H. B. Willman and John C. Frye
The Lacon Formation, named for Lacon, Marshall County.
The type section is a landslip area along the base of the bluffs of the Illinois Valley 2 miles northwest of Lacon, E½ Sec. 2, T. 12 N., R. 9 E., described by Ekblaw (1932a).
At some places the deposits of the Lacon Formation grade into or intertongue with the sediments in the Cahokia Alluvium and the Peyton Colluvium, but the formations are separated by vertical cutoff.
It consists of deposits that are dominantly gravity-initiated, such as landslides, slumps, slips, rock falls, and mudflows. Only those deposits that are surficial or covered by slopewash are included in the Lacon Formation.

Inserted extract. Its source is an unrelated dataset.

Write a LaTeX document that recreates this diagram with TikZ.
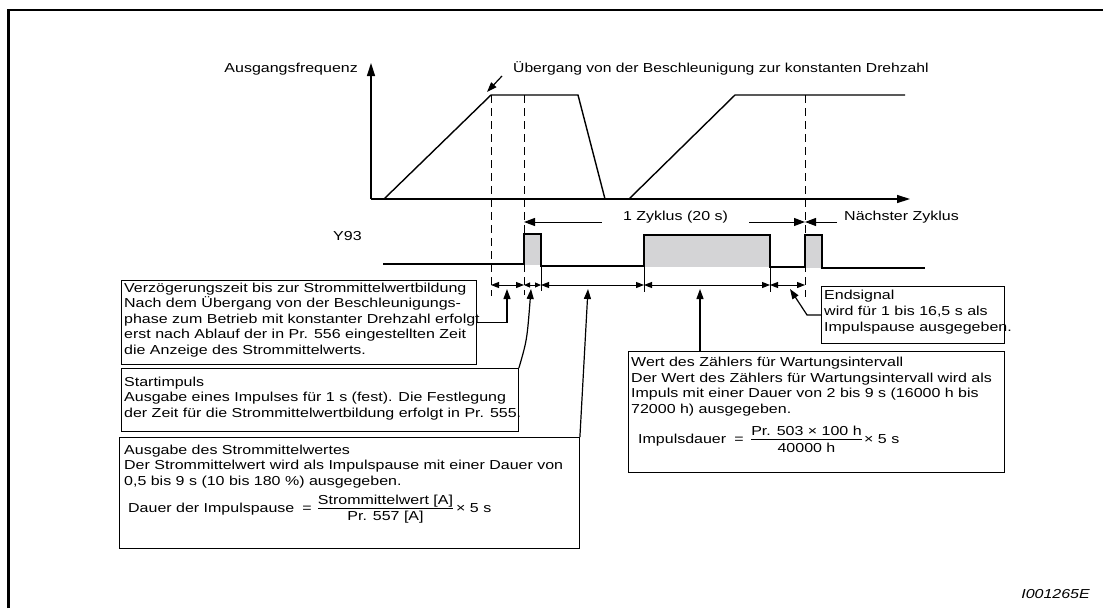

Ground water is the lubricating agent for most of the movements that formed the Lacon Formation. The deposits consist of disturbed masses or broken fragments of locally derived rocks. The Lacon Formation varies from deposits in which the source rocks are mixed, such as many talus deposits, to those resulting from mass movements that only slightly disturbed the original materials. If cemented, the deposits would be called breccia.
Age and correlation
The Lacon Formation is Wisconsinan and Holocene in age. Some of the deposits probably were initiated by the rigorous periglacial climate and still continue to accumulate.
EKBLAW, G. E., 1932a, Landslides near Peoria: Illinois Academy of Sciences Transactions (1931), v. 24, no. 2, p. 350-353.